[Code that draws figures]
----
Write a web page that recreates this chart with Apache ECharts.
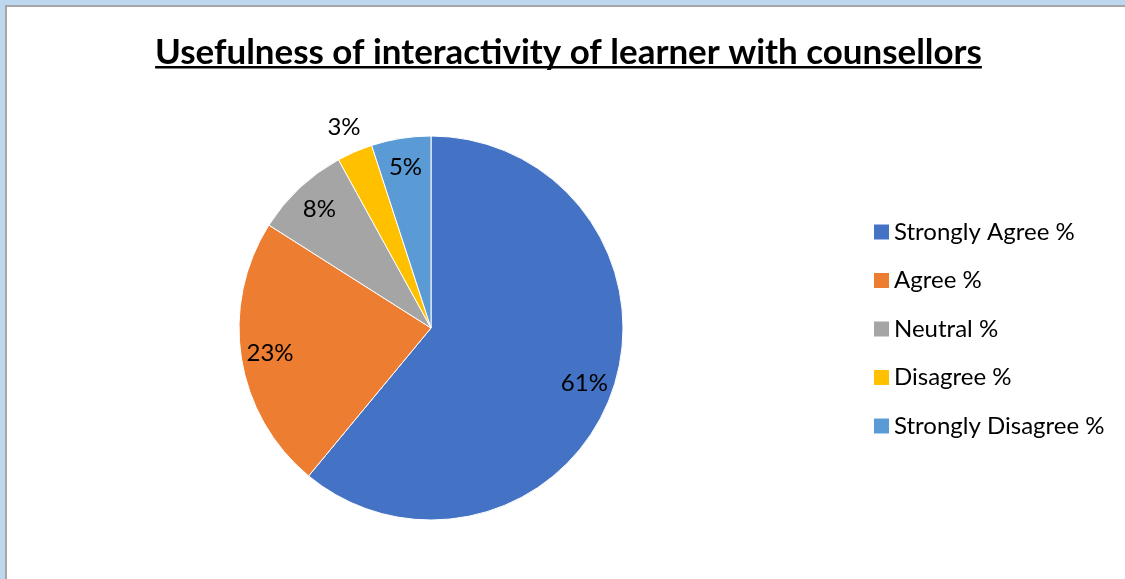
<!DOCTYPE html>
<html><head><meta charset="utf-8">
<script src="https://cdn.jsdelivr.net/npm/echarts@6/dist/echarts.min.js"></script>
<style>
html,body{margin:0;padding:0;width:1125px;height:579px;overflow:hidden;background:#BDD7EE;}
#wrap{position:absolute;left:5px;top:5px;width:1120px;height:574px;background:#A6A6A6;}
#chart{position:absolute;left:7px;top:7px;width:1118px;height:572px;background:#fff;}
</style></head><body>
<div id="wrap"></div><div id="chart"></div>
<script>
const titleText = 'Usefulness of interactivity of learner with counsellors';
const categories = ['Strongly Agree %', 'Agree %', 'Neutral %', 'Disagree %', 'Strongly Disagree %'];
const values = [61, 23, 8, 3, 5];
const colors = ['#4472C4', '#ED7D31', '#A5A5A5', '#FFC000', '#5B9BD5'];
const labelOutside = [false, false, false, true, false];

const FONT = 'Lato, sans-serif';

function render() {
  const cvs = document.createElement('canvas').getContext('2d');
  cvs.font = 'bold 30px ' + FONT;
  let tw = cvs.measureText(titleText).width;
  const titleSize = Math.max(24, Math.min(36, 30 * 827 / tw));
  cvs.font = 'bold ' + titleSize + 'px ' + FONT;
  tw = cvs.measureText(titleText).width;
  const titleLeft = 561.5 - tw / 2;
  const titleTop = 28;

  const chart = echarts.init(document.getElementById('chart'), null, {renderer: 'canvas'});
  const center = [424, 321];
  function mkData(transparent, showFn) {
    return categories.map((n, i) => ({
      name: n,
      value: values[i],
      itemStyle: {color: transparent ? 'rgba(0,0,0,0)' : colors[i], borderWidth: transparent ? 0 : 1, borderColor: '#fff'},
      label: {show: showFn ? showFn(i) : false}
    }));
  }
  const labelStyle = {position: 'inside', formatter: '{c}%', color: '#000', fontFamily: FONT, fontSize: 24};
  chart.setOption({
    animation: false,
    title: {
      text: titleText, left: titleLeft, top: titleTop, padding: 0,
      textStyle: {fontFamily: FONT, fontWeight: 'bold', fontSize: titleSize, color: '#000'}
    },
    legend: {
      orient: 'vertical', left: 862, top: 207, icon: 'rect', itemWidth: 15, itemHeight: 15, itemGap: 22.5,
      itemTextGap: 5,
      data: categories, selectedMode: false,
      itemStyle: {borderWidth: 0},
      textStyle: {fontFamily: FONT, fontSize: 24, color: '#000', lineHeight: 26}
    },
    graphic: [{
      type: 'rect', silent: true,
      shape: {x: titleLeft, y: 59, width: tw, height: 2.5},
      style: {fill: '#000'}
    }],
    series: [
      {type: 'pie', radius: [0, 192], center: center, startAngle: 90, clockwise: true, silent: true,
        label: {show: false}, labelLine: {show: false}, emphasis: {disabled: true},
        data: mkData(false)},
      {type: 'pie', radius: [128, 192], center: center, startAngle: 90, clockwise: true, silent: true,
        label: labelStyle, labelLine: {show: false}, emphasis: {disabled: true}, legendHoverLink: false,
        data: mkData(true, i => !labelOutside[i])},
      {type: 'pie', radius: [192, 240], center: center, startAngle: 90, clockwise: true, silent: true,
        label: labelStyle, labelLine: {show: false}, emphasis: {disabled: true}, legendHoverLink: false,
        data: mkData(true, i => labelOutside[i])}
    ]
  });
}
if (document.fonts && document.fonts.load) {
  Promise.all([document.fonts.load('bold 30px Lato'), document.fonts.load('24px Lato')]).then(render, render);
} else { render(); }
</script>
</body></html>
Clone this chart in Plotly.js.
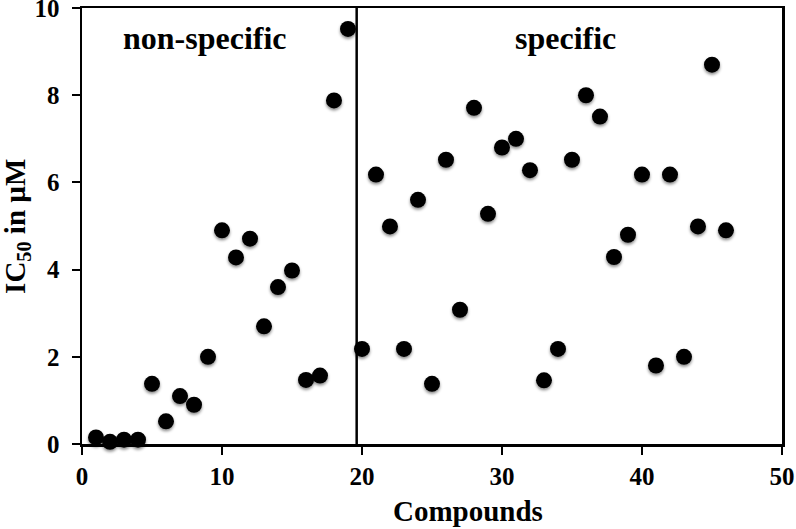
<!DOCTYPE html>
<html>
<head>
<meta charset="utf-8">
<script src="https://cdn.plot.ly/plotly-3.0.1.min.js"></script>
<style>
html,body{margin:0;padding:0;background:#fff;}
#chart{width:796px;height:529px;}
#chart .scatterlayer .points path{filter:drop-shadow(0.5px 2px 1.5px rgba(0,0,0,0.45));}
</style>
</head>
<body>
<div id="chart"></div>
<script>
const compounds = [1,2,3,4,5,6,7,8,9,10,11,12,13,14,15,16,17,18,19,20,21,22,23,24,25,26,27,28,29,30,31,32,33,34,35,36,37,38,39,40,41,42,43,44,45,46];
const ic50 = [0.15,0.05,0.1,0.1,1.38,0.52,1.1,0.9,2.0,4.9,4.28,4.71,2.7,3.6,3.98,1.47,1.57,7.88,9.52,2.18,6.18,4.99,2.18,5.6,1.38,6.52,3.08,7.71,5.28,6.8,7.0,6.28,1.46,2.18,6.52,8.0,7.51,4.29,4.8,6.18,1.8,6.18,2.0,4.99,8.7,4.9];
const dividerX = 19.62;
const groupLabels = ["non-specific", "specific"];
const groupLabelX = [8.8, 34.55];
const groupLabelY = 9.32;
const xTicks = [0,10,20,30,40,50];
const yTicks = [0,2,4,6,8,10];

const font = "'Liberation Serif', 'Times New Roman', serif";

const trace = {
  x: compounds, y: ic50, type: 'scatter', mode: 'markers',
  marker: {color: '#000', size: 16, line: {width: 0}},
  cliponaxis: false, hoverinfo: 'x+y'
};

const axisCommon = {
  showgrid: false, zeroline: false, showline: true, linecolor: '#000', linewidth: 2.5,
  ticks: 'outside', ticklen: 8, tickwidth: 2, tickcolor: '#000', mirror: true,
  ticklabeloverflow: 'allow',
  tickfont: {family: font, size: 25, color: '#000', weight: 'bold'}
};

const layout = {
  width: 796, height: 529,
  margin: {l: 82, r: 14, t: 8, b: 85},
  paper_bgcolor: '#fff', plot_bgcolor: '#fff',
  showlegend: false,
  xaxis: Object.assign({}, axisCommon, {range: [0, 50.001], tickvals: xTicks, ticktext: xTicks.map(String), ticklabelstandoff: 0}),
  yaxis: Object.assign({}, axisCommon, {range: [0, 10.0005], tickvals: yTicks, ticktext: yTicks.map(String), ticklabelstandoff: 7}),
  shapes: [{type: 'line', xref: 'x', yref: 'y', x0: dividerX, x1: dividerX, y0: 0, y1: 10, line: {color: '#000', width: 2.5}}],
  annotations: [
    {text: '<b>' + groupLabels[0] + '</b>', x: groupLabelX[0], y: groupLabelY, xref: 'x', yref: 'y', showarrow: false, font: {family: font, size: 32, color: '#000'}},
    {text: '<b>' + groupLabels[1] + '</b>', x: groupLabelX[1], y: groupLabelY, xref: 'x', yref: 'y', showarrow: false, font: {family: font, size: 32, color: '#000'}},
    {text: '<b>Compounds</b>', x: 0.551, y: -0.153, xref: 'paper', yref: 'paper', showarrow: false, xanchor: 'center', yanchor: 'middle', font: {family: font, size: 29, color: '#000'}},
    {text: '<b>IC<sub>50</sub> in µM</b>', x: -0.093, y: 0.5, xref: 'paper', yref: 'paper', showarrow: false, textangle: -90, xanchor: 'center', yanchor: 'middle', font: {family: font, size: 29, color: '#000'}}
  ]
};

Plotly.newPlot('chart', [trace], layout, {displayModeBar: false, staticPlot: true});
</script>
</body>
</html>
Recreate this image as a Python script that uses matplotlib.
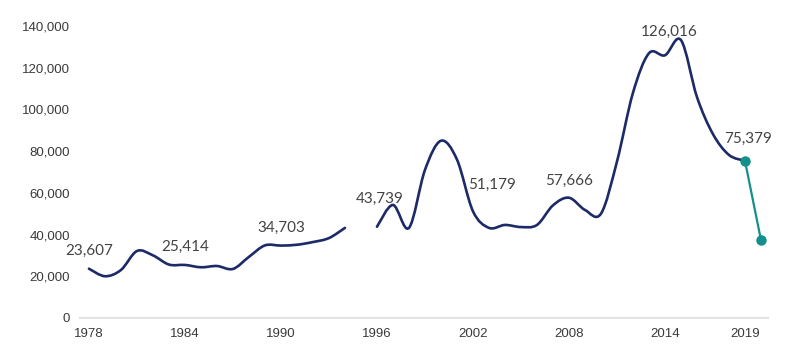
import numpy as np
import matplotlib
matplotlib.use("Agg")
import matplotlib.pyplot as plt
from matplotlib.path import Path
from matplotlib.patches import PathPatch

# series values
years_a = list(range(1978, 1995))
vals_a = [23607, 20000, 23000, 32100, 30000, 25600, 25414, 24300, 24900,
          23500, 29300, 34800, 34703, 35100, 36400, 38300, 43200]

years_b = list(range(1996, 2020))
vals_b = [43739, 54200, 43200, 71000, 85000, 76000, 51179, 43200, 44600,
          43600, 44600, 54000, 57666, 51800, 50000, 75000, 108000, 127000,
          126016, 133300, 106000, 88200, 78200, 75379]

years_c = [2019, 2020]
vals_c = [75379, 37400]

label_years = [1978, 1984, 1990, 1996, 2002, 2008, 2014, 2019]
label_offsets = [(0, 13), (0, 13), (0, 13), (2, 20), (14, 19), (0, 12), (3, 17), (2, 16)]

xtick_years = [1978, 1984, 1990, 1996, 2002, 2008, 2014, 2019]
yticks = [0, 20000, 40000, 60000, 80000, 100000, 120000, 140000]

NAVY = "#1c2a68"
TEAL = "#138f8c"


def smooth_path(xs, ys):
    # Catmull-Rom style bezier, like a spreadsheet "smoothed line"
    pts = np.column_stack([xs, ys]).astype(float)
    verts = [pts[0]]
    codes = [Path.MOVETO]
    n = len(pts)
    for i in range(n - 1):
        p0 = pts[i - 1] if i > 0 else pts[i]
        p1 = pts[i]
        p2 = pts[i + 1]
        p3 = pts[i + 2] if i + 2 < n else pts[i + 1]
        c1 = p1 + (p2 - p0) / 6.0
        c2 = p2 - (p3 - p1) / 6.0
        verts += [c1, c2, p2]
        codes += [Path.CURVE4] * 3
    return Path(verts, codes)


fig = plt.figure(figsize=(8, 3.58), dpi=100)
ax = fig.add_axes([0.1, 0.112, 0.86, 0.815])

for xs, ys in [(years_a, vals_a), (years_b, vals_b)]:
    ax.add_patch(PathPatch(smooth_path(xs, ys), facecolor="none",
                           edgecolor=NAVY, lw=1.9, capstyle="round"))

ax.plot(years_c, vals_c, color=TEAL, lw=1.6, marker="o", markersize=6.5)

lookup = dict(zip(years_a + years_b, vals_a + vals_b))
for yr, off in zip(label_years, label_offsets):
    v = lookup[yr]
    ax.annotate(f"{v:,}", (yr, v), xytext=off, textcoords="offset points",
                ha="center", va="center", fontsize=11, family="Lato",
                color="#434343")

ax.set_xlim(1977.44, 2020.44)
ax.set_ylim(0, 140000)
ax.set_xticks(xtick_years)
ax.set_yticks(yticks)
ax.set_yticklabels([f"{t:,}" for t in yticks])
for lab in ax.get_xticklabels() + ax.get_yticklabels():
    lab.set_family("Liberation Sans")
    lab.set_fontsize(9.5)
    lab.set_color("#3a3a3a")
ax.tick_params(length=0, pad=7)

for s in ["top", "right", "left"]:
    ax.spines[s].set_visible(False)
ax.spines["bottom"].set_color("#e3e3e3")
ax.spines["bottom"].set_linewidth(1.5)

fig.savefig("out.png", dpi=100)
----
WORK TO BE COMPLETED: Only the lines from the one containing "Recreate this image" down to the one containing "return Path(verts, codes)" should be copied, exactly and with both ends kept. Drop the pictures.

SOLUTION TO THE EXERCISE:
Recreate this image as a Python script that uses matplotlib.
import numpy as np
import matplotlib
matplotlib.use("Agg")
import matplotlib.pyplot as plt
from matplotlib.path import Path
from matplotlib.patches import PathPatch

# series values
years_a = list(range(1978, 1995))
vals_a = [23607, 20000, 23000, 32100, 30000, 25600, 25414, 24300, 24900,
          23500, 29300, 34800, 34703, 35100, 36400, 38300, 43200]

years_b = list(range(1996, 2020))
vals_b = [43739, 54200, 43200, 71000, 85000, 76000, 51179, 43200, 44600,
          43600, 44600, 54000, 57666, 51800, 50000, 75000, 108000, 127000,
          126016, 133300, 106000, 88200, 78200, 75379]

years_c = [2019, 2020]
vals_c = [75379, 37400]

label_years = [1978, 1984, 1990, 1996, 2002, 2008, 2014, 2019]
label_offsets = [(0, 13), (0, 13), (0, 13), (2, 20), (14, 19), (0, 12), (3, 17), (2, 16)]

xtick_years = [1978, 1984, 1990, 1996, 2002, 2008, 2014, 2019]
yticks = [0, 20000, 40000, 60000, 80000, 100000, 120000, 140000]

NAVY = "#1c2a68"
TEAL = "#138f8c"


def smooth_path(xs, ys):
    # Catmull-Rom style bezier, like a spreadsheet "smoothed line"
    pts = np.column_stack([xs, ys]).astype(float)
    verts = [pts[0]]
    codes = [Path.MOVETO]
    n = len(pts)
    for i in range(n - 1):
        p0 = pts[i - 1] if i > 0 else pts[i]
        p1 = pts[i]
        p2 = pts[i + 1]
        p3 = pts[i + 2] if i + 2 < n else pts[i + 1]
        c1 = p1 + (p2 - p0) / 6.0
        c2 = p2 - (p3 - p1) / 6.0
        verts += [c1, c2, p2]
        codes += [Path.CURVE4] * 3
    return Path(verts, codes)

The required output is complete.